Written task: Extract, in full, the lines below, beginning at the first and ending with the line that contains "plt.rcParams['font.family'] = ['Liberation". Pictures do not belong in the copy.

---*---

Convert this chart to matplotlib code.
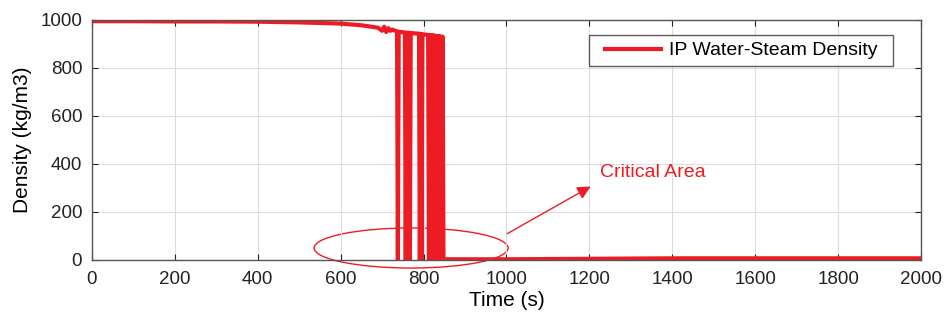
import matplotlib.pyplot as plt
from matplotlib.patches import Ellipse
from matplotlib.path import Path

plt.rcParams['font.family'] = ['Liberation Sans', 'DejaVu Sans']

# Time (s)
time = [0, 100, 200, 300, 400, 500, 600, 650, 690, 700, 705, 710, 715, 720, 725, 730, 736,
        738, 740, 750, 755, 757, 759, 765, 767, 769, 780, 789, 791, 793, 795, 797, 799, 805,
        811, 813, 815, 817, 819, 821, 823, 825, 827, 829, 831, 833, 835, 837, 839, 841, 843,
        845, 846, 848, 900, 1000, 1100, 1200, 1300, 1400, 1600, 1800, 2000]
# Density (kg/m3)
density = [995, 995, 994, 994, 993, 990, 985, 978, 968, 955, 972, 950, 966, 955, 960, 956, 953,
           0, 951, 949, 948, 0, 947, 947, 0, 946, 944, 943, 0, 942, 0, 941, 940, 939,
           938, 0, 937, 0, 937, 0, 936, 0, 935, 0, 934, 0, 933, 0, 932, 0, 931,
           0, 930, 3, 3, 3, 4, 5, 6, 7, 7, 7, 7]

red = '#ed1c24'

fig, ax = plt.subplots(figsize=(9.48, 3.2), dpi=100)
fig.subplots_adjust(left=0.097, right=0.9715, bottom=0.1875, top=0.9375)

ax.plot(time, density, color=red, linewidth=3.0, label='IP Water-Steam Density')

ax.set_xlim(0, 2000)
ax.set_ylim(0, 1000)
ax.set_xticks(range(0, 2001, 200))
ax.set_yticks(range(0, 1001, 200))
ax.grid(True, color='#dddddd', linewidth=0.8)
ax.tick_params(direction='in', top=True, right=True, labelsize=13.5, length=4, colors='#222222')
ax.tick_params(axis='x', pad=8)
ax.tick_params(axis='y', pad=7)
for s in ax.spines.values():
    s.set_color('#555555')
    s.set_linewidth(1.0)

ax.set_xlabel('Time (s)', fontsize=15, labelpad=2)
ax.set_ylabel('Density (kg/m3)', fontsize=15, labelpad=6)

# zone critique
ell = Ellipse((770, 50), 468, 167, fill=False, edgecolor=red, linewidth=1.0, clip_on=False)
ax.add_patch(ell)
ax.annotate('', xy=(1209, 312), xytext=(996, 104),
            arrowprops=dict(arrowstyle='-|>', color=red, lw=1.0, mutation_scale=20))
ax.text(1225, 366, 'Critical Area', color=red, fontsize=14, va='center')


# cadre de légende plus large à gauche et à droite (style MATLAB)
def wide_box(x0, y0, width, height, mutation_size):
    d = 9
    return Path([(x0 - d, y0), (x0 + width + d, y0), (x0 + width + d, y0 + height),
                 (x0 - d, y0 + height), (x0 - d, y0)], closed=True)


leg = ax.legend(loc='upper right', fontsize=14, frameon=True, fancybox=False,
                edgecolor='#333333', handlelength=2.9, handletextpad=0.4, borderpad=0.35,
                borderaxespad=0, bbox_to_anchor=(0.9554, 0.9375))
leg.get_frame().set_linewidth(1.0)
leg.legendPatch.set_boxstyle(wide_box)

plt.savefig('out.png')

---*---

Final result:
Convert this chart to matplotlib code.
import matplotlib.pyplot as plt
from matplotlib.patches import Ellipse
from matplotlib.path import Path

plt.rcParams['font.family'] = ['Liberation Sans', 'DejaVu Sans']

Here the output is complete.